Paul feels so strongly about the distortion of the Good News of Jesus that he repeats the curse on those who would dare disturb the peace and security of God’s children. In Galatians 1:9 he says it again, “As we have said before, so now I say again: If anyone is preaching to you a gospel contrary to the one you received, let him be accursed.” The contempt to which Paul holds those who distort the gospel is certainly powerfully communicated. Dealing in the slave trade is a despicable business. One should never hold others captive by force, finances, philosophy or false religious teaching. This was especially true since Jesus came to set us free! Paul calls down God’s most profound judgment on those who would seduce God’s children into any form of slavery. It’s a despicable business to Paul and to God.
The Judaizers claim to be God’s spokesmen. They have the inside track and in the name of Jesus, they preach “another” message that instead of setting the faithful free actually enslaves them to a different slave master. The Galatians were redeemed from slavery, set free by the Gospel, only to fall into the peril of becoming slaves again to other religious slave masters. A scandal in the history of Western civilization illustrates how this can happen. In the early 1600s twenty slaves landed at the Jamestown colony and were sold as slaves to the residence there. It appears they were once slaves in the Indies but were snatched away from their Spanish owners only to be sold into slavery to new slave owners in America. What makes this event even more scandalous is that the name of the ship that delivered them from the Indies to Jamestown was the “Jesus.” What inspired the double curse from Paul, the Apostle of the heart set free, was that the horror that the very people he had seen set free by God’s grace on his first missionary journey were now being seduced back into slavery once again. And they were being seduced in the name of Jesus.

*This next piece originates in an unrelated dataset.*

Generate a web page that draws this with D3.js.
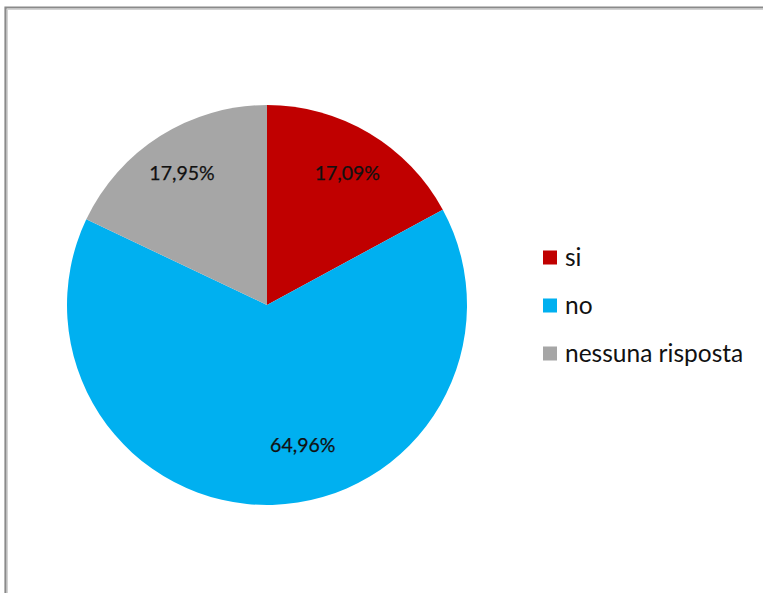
<!DOCTYPE html>
<html>
<head>
<meta charset="utf-8">
<script src="https://cdn.jsdelivr.net/npm/d3@7/dist/d3.min.js"></script>
<style>
  html, body { margin: 0; padding: 0; background: #fff; overflow: hidden; }
  svg { display: block; }
</style>
</head>
<body>
<svg id="chart" width="763" height="593"></svg>
<script>
// Survey answers, share of respondents (%)
const categories = ["si", "no", "nessuna risposta"];
const values = [17.09, 64.96, 17.95];
const labels = ["17,09%", "64,96%", "17,95%"];
const colors = ["#C00000", "#00B0F0", "#A6A6A6"];

const svg = d3.select("#chart");
const W = 763, H = 593;

// Chart area frame (open at right and bottom)
const frame = svg.append("g");
frame.append("path")
  .attr("d", `M5.5,${H + 10} V7.5 H${W + 10}`)
  .attr("fill", "none").attr("stroke", "#8a8a8a").attr("stroke-width", 2.2);
frame.append("path")
  .attr("d", `M7.3,${H + 10} V9.3 H${W + 10}`)
  .attr("fill", "none").attr("stroke", "#c8c8c8").attr("stroke-width", 1);

const cx = 267, cy = 305, R = 200;
const font = "Lato, 'Open Sans', sans-serif";

const pie = d3.pie().sort(null).value(d => d.value);
const data = categories.map((c, i) => ({ name: c, value: values[i], label: labels[i], color: colors[i] }));
const arcs = pie(data);

const arc = d3.arc().innerRadius(0).outerRadius(R);
const g = svg.append("g").attr("transform", `translate(${cx},${cy})`);

g.selectAll("path.slice")
  .data(arcs)
  .join("path")
  .attr("class", "slice")
  .attr("d", arc)
  .attr("fill", d => d.data.color);

// Data labels: small slices near the rim, the large slice further in
const labelRadius = [0.785, 0.69, 0.795];
const labelShift = [0, 32, 0];
g.selectAll("text.val")
  .data(arcs)
  .join("text")
  .attr("class", "val")
  .attr("transform", (d, i) => {
    const r = R * labelRadius[i];
    const la = d3.arc().innerRadius(r).outerRadius(r);
    const [x, y] = la.centroid(d);
    return `translate(${x + labelShift[i]},${y + 2})`;
  })
  .attr("text-anchor", "middle")
  .attr("dominant-baseline", "central")
  .attr("font-family", font)
  .attr("font-size", 19.5)
  .attr("stroke", "#111").attr("stroke-width", 0.25)
  .attr("fill", "#111")
  .text(d => d.data.label);

// Legend
const legendY = d3.scalePoint().domain(categories).range([257.5, 353.5]);
const legend = svg.append("g");
const item = legend.selectAll("g")
  .data(data)
  .join("g")
  .attr("transform", d => `translate(543,${legendY(d.name)})`);
item.append("rect")
  .attr("x", 0).attr("y", -7).attr("width", 14).attr("height", 14)
  .attr("fill", d => d.color);
item.append("text")
  .attr("x", 22).attr("y", -1)
  .attr("dominant-baseline", "central")
  .attr("font-family", font)
  .attr("font-size", 24.5)
  .attr("fill", "#111")
  .text(d => d.name);
</script>
</body>
</html>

This infuriated the Apostle! The preaching of salvation through any works of any law puts the souls of people at risk. Furthermore, it attacked the authenticity of Christ. In the Old Economy, the law was the center of religious life as seen in the Holy of Holies. The ten commandments, the Law, was held in the Ark of the Covenant, upon which the blood of the sacrifice was sprinkled upon the mercy seat for the remission of the sins of the people. According to the prophets when the Messiah came the center of religious life would move from the law to the Messiah. Laws, once recorded in stone, were then to be upon the hearts of people. The Messiah was to displace the Law. If salvation still necessitated any kind of law keeping, Jesus was not the Messiah. If the law still had force as the way of salvation, the messianic age had not come. If the Messianic age was not introduced by Jesus, then Jesus was a fraud and a liar and he was “anathema.” Jesus then had been rightly judged and convicted and executed on the cross. Any teaching that would lead to this conclusion must be “anathema” itself!